Uzo Aduba is no stranger to delivering powerful performances on the big screen that on many levels amplify the strength, versatility and leadership of Black women. In her latest role in the movie, National Champion$, she stays true to form.

National Champion$, which will be released in theaters on Friday, brings a host of societal issues facing college athletics to the big screen, with few talked about now more than Name, Image and Likeness (NIL) compensation for student-athletes. In the film, Heisman-trophy winning quarterback LeMarcus James (Stephon James) sparks a players’ strike hours before the national championship game, seeking fair compensation along with more equality and respect for student-athletes. Katherine Poe (Aduba) is the fixer brought in to help bring “tactical solutions” to the crisis the NCAA faces with a potential players’ strike on the eve of one of its biggest generators of revenue.

“She’s a go-getter; she’s a tough cookie, she’s ambitious and strong,” Aduba said in an exclusive interview with EBONY. “She holds the thankless job of being the face of an organization. So she may appear as someone who is challenging but the fact of the matter is that she’s really just doing her job, and doing it the best she knows how.”

Aduba, known best for her Emmy Award-winning role as Suzanne “Crazy Eyes” Warren in the Netflix hit, Orange is the New Black, connected with her role in National Champion$ on multiple levels.
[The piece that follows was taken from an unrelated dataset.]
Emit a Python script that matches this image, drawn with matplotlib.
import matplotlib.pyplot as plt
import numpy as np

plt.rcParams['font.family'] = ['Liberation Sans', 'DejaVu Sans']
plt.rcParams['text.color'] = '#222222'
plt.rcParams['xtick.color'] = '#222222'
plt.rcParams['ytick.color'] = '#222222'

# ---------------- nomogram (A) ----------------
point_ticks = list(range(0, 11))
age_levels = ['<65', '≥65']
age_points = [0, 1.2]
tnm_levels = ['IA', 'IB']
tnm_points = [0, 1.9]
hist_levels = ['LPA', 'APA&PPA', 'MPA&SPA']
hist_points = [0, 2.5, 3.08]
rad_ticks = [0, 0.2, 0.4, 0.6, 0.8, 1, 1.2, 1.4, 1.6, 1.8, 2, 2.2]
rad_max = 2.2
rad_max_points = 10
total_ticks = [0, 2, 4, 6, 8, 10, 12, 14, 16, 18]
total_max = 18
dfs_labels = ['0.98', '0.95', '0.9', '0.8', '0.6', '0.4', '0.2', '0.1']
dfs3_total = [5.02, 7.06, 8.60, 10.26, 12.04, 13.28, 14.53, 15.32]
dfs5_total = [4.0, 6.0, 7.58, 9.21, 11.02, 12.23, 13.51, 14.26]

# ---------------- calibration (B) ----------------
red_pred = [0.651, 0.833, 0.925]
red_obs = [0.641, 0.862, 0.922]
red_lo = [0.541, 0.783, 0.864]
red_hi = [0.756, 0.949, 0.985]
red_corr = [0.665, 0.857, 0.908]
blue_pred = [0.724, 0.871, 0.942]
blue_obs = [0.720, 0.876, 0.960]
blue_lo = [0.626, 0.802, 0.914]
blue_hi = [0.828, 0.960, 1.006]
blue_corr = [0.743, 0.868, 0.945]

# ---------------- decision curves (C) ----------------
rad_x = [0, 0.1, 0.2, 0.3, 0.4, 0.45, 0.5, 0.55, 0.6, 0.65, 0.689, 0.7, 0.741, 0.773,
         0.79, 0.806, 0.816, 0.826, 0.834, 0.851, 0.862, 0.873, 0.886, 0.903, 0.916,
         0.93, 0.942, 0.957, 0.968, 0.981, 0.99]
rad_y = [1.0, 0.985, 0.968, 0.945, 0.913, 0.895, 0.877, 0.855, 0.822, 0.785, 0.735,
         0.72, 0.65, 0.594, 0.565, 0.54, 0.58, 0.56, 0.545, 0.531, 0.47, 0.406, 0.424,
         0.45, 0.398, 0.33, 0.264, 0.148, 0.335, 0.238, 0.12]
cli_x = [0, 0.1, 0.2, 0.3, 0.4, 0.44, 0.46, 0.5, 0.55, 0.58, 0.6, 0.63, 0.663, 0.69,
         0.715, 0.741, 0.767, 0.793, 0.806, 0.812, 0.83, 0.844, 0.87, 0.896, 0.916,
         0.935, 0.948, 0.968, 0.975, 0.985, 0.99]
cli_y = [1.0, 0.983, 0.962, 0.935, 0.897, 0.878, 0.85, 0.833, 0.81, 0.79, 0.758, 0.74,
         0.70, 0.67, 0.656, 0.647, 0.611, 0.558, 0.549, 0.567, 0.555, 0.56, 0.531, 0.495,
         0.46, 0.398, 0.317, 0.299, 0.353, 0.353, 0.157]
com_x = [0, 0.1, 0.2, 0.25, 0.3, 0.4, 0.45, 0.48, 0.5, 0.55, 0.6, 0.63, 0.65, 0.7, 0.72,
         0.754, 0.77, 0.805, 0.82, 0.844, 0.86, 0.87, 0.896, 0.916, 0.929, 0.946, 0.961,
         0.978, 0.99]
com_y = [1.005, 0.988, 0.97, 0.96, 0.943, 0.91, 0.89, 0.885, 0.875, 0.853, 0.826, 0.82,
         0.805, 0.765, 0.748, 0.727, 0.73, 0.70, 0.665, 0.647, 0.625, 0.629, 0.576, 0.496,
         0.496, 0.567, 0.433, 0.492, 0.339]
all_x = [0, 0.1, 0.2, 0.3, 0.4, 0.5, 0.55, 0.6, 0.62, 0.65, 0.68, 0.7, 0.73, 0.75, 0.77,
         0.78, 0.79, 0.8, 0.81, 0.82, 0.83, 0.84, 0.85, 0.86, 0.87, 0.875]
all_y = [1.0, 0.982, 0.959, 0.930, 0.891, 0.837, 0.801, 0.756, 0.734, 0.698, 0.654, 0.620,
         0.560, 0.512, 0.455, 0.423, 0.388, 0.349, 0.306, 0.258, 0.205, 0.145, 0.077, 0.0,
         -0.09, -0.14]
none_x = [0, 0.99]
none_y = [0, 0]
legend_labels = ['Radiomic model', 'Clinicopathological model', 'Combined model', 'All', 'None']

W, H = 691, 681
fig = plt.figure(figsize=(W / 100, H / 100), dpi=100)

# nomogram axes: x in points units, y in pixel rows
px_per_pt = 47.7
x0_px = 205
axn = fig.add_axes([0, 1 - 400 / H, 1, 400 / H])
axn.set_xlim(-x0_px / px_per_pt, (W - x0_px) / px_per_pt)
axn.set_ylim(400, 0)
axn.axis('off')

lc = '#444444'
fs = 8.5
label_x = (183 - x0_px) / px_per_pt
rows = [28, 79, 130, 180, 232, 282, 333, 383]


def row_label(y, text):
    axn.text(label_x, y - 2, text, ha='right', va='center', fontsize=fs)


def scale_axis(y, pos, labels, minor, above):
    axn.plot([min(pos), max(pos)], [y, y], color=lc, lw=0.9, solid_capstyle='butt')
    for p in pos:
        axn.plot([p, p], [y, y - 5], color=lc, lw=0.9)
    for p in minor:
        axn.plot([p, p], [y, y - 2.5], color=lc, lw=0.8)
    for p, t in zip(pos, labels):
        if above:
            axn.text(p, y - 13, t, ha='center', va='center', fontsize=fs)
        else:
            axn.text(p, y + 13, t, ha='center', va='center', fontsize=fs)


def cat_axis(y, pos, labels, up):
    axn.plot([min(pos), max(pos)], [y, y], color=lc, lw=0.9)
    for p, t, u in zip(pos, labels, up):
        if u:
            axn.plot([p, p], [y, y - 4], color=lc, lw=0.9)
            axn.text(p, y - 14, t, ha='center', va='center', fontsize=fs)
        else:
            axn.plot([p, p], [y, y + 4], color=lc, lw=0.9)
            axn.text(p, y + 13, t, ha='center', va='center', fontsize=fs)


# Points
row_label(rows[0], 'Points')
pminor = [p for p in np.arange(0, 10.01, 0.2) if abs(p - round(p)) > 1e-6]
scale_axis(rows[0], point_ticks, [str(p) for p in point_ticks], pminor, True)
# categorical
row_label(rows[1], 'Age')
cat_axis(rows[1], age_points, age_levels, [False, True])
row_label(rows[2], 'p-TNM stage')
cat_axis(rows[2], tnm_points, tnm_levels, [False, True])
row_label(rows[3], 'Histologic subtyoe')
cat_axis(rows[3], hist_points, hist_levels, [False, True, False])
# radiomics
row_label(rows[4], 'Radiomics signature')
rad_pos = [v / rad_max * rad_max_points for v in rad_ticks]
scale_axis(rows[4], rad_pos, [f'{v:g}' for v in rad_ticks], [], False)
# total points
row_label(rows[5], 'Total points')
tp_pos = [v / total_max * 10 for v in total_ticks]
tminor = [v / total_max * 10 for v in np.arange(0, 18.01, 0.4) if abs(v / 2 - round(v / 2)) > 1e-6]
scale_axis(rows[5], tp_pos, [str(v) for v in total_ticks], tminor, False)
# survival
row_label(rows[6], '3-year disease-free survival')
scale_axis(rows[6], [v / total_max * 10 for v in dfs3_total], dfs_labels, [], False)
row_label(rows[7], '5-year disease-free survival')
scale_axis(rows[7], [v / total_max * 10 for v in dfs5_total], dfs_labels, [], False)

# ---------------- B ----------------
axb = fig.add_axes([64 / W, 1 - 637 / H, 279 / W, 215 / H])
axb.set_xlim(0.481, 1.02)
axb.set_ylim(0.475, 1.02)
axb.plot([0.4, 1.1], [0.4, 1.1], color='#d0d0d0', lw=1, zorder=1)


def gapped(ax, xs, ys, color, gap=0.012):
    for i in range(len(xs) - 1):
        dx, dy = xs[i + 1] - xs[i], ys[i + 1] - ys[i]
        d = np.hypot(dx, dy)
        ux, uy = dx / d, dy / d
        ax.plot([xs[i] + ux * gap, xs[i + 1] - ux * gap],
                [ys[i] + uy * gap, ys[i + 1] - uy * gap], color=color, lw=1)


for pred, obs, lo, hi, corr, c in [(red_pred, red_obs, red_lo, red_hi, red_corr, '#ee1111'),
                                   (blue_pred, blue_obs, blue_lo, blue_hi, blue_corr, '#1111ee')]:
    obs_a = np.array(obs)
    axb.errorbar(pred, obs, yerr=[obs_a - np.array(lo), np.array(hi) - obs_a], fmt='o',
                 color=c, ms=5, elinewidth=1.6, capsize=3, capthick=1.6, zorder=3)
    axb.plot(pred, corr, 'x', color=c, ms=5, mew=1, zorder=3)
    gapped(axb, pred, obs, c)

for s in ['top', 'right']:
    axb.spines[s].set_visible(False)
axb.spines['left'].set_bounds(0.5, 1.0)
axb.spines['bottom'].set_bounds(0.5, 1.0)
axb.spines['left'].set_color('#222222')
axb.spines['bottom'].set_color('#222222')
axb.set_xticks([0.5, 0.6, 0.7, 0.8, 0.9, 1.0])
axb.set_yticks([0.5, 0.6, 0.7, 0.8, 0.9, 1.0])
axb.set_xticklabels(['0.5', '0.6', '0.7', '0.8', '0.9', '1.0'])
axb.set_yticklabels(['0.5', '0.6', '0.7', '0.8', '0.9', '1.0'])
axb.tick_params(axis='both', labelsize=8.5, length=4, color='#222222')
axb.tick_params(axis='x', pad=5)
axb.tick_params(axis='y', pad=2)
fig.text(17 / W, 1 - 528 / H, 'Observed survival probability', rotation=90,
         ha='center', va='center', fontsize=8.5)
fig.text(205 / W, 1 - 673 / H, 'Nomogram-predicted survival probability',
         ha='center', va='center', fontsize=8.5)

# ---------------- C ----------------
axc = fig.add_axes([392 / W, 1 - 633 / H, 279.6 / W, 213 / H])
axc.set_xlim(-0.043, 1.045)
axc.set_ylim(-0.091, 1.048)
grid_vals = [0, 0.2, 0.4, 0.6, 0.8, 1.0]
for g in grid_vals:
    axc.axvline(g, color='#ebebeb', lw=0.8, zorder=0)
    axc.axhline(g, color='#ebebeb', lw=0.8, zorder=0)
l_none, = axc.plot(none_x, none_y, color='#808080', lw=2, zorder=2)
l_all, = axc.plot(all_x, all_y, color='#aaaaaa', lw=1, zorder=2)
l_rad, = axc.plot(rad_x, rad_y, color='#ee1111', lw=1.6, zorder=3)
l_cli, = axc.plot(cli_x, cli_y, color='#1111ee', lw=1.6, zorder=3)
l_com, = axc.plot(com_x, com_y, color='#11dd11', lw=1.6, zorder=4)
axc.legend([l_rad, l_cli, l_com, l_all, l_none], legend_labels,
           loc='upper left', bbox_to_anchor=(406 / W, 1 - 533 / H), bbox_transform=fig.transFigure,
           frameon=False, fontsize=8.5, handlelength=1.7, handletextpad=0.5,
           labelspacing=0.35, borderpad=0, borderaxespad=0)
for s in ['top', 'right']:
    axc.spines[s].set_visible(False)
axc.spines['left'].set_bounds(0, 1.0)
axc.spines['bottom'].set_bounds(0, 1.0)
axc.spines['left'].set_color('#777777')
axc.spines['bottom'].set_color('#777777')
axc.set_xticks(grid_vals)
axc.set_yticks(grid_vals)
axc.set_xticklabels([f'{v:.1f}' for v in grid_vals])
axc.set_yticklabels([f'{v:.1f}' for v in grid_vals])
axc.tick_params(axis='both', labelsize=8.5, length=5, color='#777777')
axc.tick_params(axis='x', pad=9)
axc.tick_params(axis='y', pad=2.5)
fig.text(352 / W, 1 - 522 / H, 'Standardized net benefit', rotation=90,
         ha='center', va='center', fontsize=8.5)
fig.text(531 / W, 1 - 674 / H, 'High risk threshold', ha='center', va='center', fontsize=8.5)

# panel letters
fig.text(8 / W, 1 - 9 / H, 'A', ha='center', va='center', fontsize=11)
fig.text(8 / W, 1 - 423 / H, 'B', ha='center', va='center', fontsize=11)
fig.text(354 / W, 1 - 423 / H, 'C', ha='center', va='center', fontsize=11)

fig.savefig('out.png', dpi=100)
The power and impact that her character had, was appealing. So was the fact that one of the movie’s strongest undercurrents throughout—the NIL debate —was one that she was familiar with having been a standout track athlete at Boston University which was less than an hour away from her hometown of Medfield, Massachusetts.
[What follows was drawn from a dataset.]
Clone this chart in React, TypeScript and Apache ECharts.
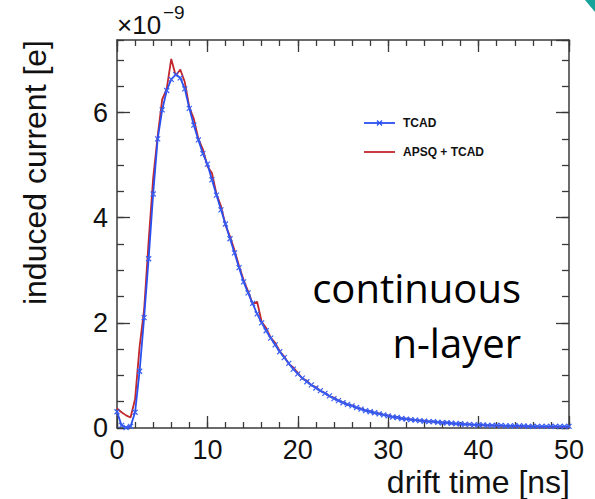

Aduba readily admits her experience as a former track athlete helped her in preparation for her role in the film, a role that on many levels exposed the complexities of the NIL issue and all the subcategories that sub-components within the conversation.

But what really resonated with Aduba throughout the filming was how the movie was being made at a time when the NIL debate was evolving and slowly shifting from a concept into being practiced and embraced by all involved.
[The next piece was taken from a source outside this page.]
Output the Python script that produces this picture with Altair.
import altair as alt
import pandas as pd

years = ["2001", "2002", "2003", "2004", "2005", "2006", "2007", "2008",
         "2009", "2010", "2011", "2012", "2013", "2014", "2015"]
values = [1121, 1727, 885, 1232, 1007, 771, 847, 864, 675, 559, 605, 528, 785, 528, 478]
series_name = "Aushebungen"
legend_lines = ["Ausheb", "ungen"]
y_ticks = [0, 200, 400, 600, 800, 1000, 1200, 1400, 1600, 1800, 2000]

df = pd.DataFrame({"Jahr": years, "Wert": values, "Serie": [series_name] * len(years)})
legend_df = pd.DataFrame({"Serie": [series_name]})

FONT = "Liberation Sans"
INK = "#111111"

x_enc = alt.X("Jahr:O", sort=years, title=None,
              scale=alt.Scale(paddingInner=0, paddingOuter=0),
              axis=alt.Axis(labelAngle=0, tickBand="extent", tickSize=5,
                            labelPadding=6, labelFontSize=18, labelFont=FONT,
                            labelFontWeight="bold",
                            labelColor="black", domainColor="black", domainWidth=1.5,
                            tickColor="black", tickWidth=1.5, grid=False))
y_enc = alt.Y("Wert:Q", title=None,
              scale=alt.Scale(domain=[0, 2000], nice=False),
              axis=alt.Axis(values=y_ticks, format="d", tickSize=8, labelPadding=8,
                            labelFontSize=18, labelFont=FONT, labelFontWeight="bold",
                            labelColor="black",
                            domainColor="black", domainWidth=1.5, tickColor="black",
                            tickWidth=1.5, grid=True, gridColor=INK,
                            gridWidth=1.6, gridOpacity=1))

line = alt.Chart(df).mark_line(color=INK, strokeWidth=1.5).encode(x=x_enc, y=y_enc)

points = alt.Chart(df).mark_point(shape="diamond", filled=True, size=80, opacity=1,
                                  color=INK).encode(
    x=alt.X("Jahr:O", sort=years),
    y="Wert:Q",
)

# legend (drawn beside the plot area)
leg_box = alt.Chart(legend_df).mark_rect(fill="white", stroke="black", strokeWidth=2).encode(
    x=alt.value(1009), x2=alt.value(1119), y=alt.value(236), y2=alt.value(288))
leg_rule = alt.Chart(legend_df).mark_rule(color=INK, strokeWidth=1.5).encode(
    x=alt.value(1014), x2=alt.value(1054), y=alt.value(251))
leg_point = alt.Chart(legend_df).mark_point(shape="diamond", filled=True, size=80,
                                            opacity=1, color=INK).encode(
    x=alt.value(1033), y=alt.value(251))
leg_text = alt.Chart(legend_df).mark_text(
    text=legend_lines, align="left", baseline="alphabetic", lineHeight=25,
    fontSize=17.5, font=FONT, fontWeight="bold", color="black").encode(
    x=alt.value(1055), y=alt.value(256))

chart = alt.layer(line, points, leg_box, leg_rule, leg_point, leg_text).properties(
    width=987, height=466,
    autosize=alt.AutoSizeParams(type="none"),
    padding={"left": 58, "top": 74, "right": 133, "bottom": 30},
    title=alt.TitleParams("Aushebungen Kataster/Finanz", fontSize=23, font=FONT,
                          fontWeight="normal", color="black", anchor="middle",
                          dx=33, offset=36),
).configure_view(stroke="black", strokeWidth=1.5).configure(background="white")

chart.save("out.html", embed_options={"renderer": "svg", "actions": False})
“I found myself having a better, larger understanding of the conversation at large,” Aduba said. “But it certainly did help to bring some of my own field experience into the character that is Katherine.”

Aduba, a three-time Emmy winner, acknowledges there is an intentionality to the projects that she takes on as far as them being roles that check several boxes.

“I’m really...excited by new stories; stories where I haven’t either seen them before or I haven’t seen them played by that person before, that are also well-crafted, that are thrilling, that are challenging,”Aduba said. “I was drawn to a Katherine Poe because I could feel that push-pull, that internal pull within her. And I hadn’t seen her exist within the sports world. The challenges she faced internally coupled with the space she had to hold in what is often looked at, thought of, as a boys club, those were things that were exciting to me.

Aduba added with a chuckle, “It wasn’t just, ‘here’s this tough lady,’ - not that I think there’s anything wrong with being a tough woman by the way - but I think that it was exciting to watch the evolution of this character. I thought we were watching, in National Champion$, it would have been an easy film to make to oversimplify each of these characters and their struggles. And in the case of Katherine, we watched her on the surface present as this really tough, worldy, sophisticated woman who is part of the system, only to watch her unpack the unpacked and discover she does have feelings. She has come from a very different world than what anybody assumes her to be from and that we didn’t really know her until she told us who she was, and that was thrilling.”

And it is that thrill and curiosity to bring stories to the big screen in unexpected ways that has made Aduba one of the more versatile actresses in Hollywood today. But within the roles that she plays now, Aduba has consistently demonstrated a prowess in performing with power which in many ways is similar to what she did as a top-flight sprinter on the Boston University track and field team.

Yes, it’s a different lane of engagement when you’re talking about acting versus athletic competition. But they are both competitions; the that Aduba has excelled at which serve as a reminder of her strength and versatility as an actress which will not only continue to open doors for her own career, but also provides hope and promise to other Black women in Hollywood.